Caiazza admitted a district title was never something that crossed his mind or Moreno’s in the past, but the coach said he always had a feeling if enough work was put in, Moreno could come out on top.
“This is what coaching is all about,” Caiazza said. “He came to me in the beginning of the year and told me he was not going to give up this season. How he overcame everything was amazing to me and because he was able to achieve something no one gave him a shot at. He can take that into the real world and achieve anything he sets his mind to.”
As for the future, Moreno can look back and know he gave it his all because his name will forever be engraved on EHT’s wrestling room walls. While Moreno will be attending Atlantic Cape Community College to start his post-graduate career, he did receive an offer to wrestle at Camden County College but decided to put it on hold, for now.
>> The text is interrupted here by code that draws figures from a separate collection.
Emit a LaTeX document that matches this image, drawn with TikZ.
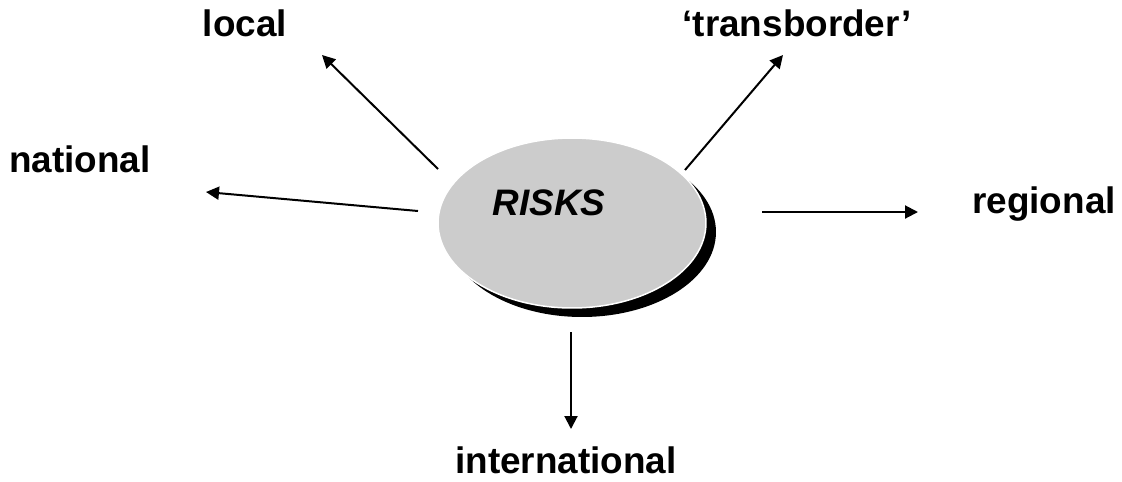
\documentclass[tikz,border=0pt]{standalone}
\usepackage{fontspec}
\setmainfont{Liberation Sans}
\usetikzlibrary{arrows.meta,shapes.geometric,shadows}

\begin{document}
\begin{tikzpicture}[
  x=.02cm, y=-.02cm,
  font=\bfseries\fontsize{21}{25}\selectfont,
  >={Triangle[length=.26cm, width=.26cm]},
  blob/.style={ellipse, fill=black!20, draw=white, line width=.03cm,
    minimum width=5.36cm, minimum height=3.4cm, inner sep=0pt,
    drop shadow={shadow xshift=.2cm, shadow yshift=-.18cm, fill=black, opacity=1}},
  lbl/.style={anchor=base, inner sep=0pt},
  ray/.style={black, line width=.04cm, ->}
]
\useasboundingbox (0,0) rectangle (1122,481);

% centre
\node[blob] (risks) at (572,223) {};
\node[lbl, font=\bfseries\itshape\fontsize{21}{25}\selectfont] (risktxt) at (549,215) {RISKS};

% scales
\node[lbl] (local) at (245,36) {local};
\node[lbl] (trans) at (797,36) {`transborder'};
\node[lbl] (national) at (80,172) {national};
\node[lbl] (regional) at (1044,213) {regional};
\node[lbl] (intl) at (566,473) {international};

% arrow ends
\coordinate (s1) at (438,169);
\coordinate (e1) at (322,55);
\coordinate (s2) at (418,211);
\coordinate (e2) at (206,192);
\coordinate (s3) at (685,170);
\coordinate (e3) at (783,55);
\coordinate (s4) at (762,212);
\coordinate (e4) at (918,212);
\coordinate (s5) at (571,332);
\coordinate (e5) at (571,429);

\draw[ray] (s1) -- (e1);
\draw[ray] (s2) -- (e2);
\draw[ray] (s3) -- (e3);
\draw[ray] (s4) -- (e4);
\draw[ray] (s5) -- (e5);

\end{tikzpicture}
\end{document}
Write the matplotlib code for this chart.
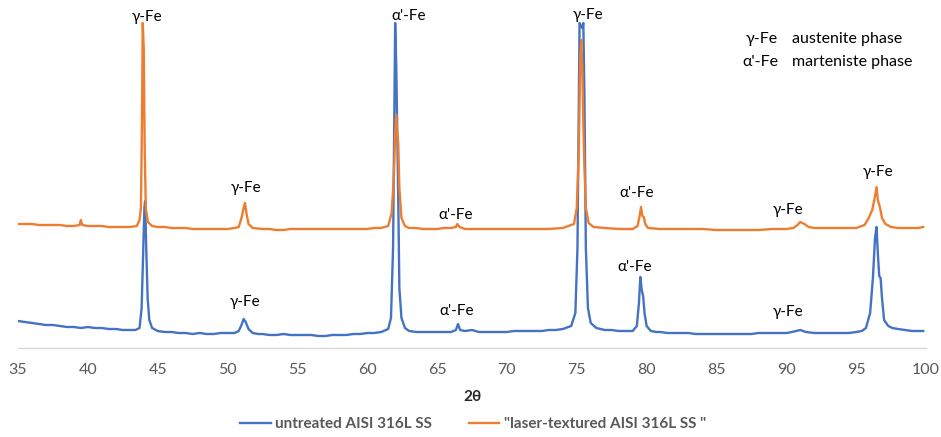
import matplotlib
matplotlib.use("Agg")
import matplotlib.pyplot as plt

# ---------------- data ----------------
# untreated AISI 316L SS  (2theta, arbitrary intensity)
untreated_2theta = [35, 35.5, 36, 36.5, 37, 37.5, 38, 38.5, 39, 39.5, 40, 40.5, 41, 41.5, 42, 42.5, 43, 43.4,
                    43.7, 43.85, 43.95, 44.05, 44.1, 44.18, 44.28, 44.4, 44.6, 45, 45.5, 46, 46.5, 47, 47.5, 48,
                    48.5, 49, 49.5, 50, 50.5, 50.8, 51.0, 51.15, 51.3, 51.5, 51.8, 52.2, 52.5, 53, 53.5, 54, 54.5,
                    55, 55.5, 56, 56.5, 57, 57.5, 58, 58.5, 59, 59.5, 60, 60.5, 61, 61.5, 61.7, 61.85, 61.95, 62.0,
                    62.08, 62.15, 62.22, 62.3, 62.45, 62.7, 63, 63.5, 64, 64.5, 65, 65.5, 66, 66.35, 66.5, 66.65,
                    67, 67.5, 68, 68.5, 69, 69.5, 70, 70.5, 71, 71.5, 72, 72.5, 73, 73.5, 74, 74.6, 74.9, 75.05,
                    75.15, 75.2, 75.3, 75.4, 75.47, 75.55, 75.65, 75.8, 76.0, 76.4, 77, 77.5, 78, 78.5, 79, 79.3,
                    79.45, 79.55, 79.65, 79.75, 79.85, 80.0, 80.3, 80.7, 81, 81.5, 82, 82.5, 83, 83.5, 84, 84.5, 85,
                    85.5, 86, 86.5, 87, 87.5, 88, 88.5, 89, 89.5, 90, 90.4, 90.7, 91, 91.4, 92, 92.5, 93, 93.5, 94,
                    94.5, 95, 95.4, 95.7, 96.0, 96.2, 96.35, 96.46, 96.55, 96.65, 96.75, 96.85, 97.0, 97.3, 97.6,
                    98, 98.5, 99, 99.4, 99.8]
untreated_int = [27, 26, 25, 24, 23, 23, 22, 21, 21, 20, 21, 20, 20, 19, 19, 18, 18, 18,
                 20, 40, 90, 140, 147, 100, 50, 28, 20, 17, 16, 16, 15, 15, 14, 15,
                 14, 14, 15, 15, 15, 17, 23, 29, 26, 19, 15, 14, 14, 13, 13, 14, 13,
                 13, 13, 13, 12, 12, 13, 13, 13, 14, 14, 15, 15, 16, 19, 30, 100, 250, 325,
                 280, 215, 150, 60, 30, 20, 17, 16, 16, 16, 16, 16, 16, 18, 24, 18,
                 17, 18, 16, 16, 16, 16, 16, 17, 17, 17, 17, 17, 18, 18, 19, 22, 35, 100,
                 250, 325, 322, 320, 325, 250, 100, 40, 25, 20, 18, 18, 17, 17, 17, 22,
                 45, 71, 58, 52, 35, 22, 17, 16, 16, 15, 15, 15, 15, 14, 14, 14, 14,
                 14, 14, 14, 14, 14, 15, 15, 15, 15, 15, 16, 17, 18, 16, 15, 15, 15, 15, 15,
                 15, 16, 17, 20, 35, 70, 110, 121, 95, 72, 70, 50, 28, 22, 20,
                 19, 18, 17, 17, 17]

# laser-textured AISI 316L SS
textured_2theta = [35, 35.5, 36, 36.5, 37, 37.5, 38, 38.5, 39, 39.4, 39.5, 39.6, 40, 40.5, 41, 41.5, 42, 42.5, 43,
                   43.5, 43.7, 43.8, 43.87, 43.93, 44.0, 44.07, 44.15, 44.3, 44.6, 45, 45.5, 46, 46.5, 47, 47.5,
                   48, 48.5, 49, 49.5, 50, 50.5, 50.8, 51.0, 51.15, 51.25, 51.35, 51.5, 51.8, 52.5, 53, 53.5, 54,
                   54.5, 55, 55.5, 56, 56.5, 57, 57.5, 58, 58.5, 59, 59.5, 60, 60.5, 61, 61.5, 61.75, 61.9, 62.0,
                   62.07, 62.15, 62.22, 62.3, 62.45, 62.7, 63, 63.5, 64, 64.5, 65, 65.5, 66, 66.35, 66.45, 66.6,
                   67, 67.5, 68, 69, 70, 71, 72, 73, 74, 74.8, 75.0, 75.15, 75.25, 75.32, 75.4, 75.47, 75.55,
                   75.65, 75.85, 76.2, 77, 78, 79, 79.35, 79.5, 79.6, 79.7, 79.8, 79.9, 80.1, 81, 82, 83, 84, 85,
                   86, 87, 88, 89, 90, 90.5, 90.8, 91.0, 91.3, 91.6, 92, 93, 94, 95, 95.6, 95.9, 96.15, 96.3,
                   96.46, 96.55, 96.7, 96.85, 97.1, 97.5, 98, 98.5, 99, 99.4, 99.8]
textured_int = [124, 124, 124, 123, 123, 123, 123, 122, 122, 123, 128, 123, 122, 122, 122, 121, 121, 121, 121,
                122, 128, 140, 220, 325, 300, 200, 140, 126, 122, 121, 121, 120, 120, 120, 119,
                119, 119, 119, 119, 119, 120, 121, 130, 140, 145, 135, 124, 120, 119, 119, 118, 118,
                119, 119, 119, 119, 119, 119, 119, 119, 119, 119, 119, 119, 120, 120, 122, 135, 170, 215,
                233, 215, 205, 160, 130, 122, 120, 120, 119, 119, 119, 120, 120, 121, 124, 121,
                119, 119, 119, 119, 119, 119, 119, 119, 120, 124, 140, 200, 290, 308, 280, 225, 180,
                140, 125, 121, 120, 119, 119, 122, 132, 141, 132, 131, 124, 120, 119, 119, 119, 119, 118,
                118, 118, 118, 119, 119, 120, 123, 126, 124, 121, 120, 120, 120, 120, 123, 130, 138, 148,
                161, 148, 141, 130, 124, 121, 120, 120, 120, 120, 121]

series_labels = ["untreated AISI 316L SS", '"laser-textured AISI 316L SS "']
series_colors = ["#4472C4", "#ED7D31"]

x_ticks = [35, 40, 45, 50, 55, 60, 65, 70, 75, 80, 85, 90, 95, 100]

# peak annotations: (text, 2theta, intensity)
peak_labels = [
    ("γ-Fe", 44.24, 331), ("γ-Fe", 51.33, 160), ("α'-Fe", 62.94, 332), ("α'-Fe", 66.3, 133),
    ("γ-Fe", 75.83, 333), ("α'-Fe", 79.27, 155), ("γ-Fe", 90.09, 138), ("γ-Fe", 96.6, 176),
    ("γ-Fe", 51.26, 46), ("α'-Fe", 66.4, 37), ("α'-Fe", 79.13, 81), ("γ-Fe", 90.1, 36),
]

# phase key: (symbol, description, intensity level)
key_rows = [("γ-Fe", "austenite phase", 309), ("α'-Fe", "marteniste phase", 286)]

# ---------------- figure ----------------
plt.rcParams['font.family'] = ['Lato', 'DejaVu Sans']

fig = plt.figure(figsize=(9.41, 4.37), dpi=100)
W, H = 941, 437
ax = fig.add_axes([18 / W, (H - 348) / H, (926 - 18) / W, (348 - 10) / H])

ax.plot(untreated_2theta, untreated_int, color=series_colors[0], lw=1.7, label=series_labels[0])
ax.plot(textured_2theta, textured_int, color=series_colors[1], lw=1.7, label=series_labels[1])

ax.set_xlim(35, 100)
ax.set_ylim(0, 338)
ax.set_xticks(x_ticks)
ax.set_yticks([])
for s in ("left", "right", "top"):
    ax.spines[s].set_visible(False)
ax.spines["bottom"].set_color("#D9D9D9")
ax.spines["bottom"].set_linewidth(1.0)
ax.tick_params(axis="x", length=0, pad=11, labelsize=11.5, labelcolor="#595959")

for txt, xx, yy in peak_labels:
    ax.text(xx, yy, txt, ha="center", va="center", fontsize=11, color="black")

for sym, desc, yy in key_rows:
    ax.annotate(sym, xy=(0, yy), xycoords=("figure pixels", "data"),
                xytext=(778, 0), textcoords=("figure pixels", "offset points"),
                ha="right", va="center", fontsize=11.5)
    ax.annotate(desc, xy=(0, yy), xycoords=("figure pixels", "data"),
                xytext=(792, 0), textcoords=("figure pixels", "offset points"),
                ha="left", va="center", fontsize=11.5)

fig.text(472 / W, (H - 397) / H, "2θ", ha="center", va="center", fontsize=11,
         fontweight="bold", color="#262626")

leg = fig.legend(loc="center", bbox_to_anchor=(473 / W, (H - 424) / H), ncol=2, frameon=False,
                 handlelength=2.0, handletextpad=0.3, columnspacing=2.4,
                 prop={"size": 11, "weight": "bold"})
for t in leg.get_texts():
    t.set_color("#595959")

fig.savefig("out.png", dpi=100)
There are still questions as to what the career path will look like for Moreno, but there is one dream that still lingers. Yes, it does involve wrestling, but in a different capacity.
“I plan on pursuing a career in pro wrestling, believe it or not,” Moreno said. “I’ve always been into it as a kid and I’m hoping I can it make it far.”
Even Caiazza would not be surprised at a totally different career.
“He could come back to me in 10 years and be the governor of New Jersey and I would not be surprised,” Caiazza said.
Either way, Moreno will keep up the pursuit.
“I’d say give me a few years and I’ll be in the WWE,” Moreno said. “As far as wrestling, I’m not done yet.”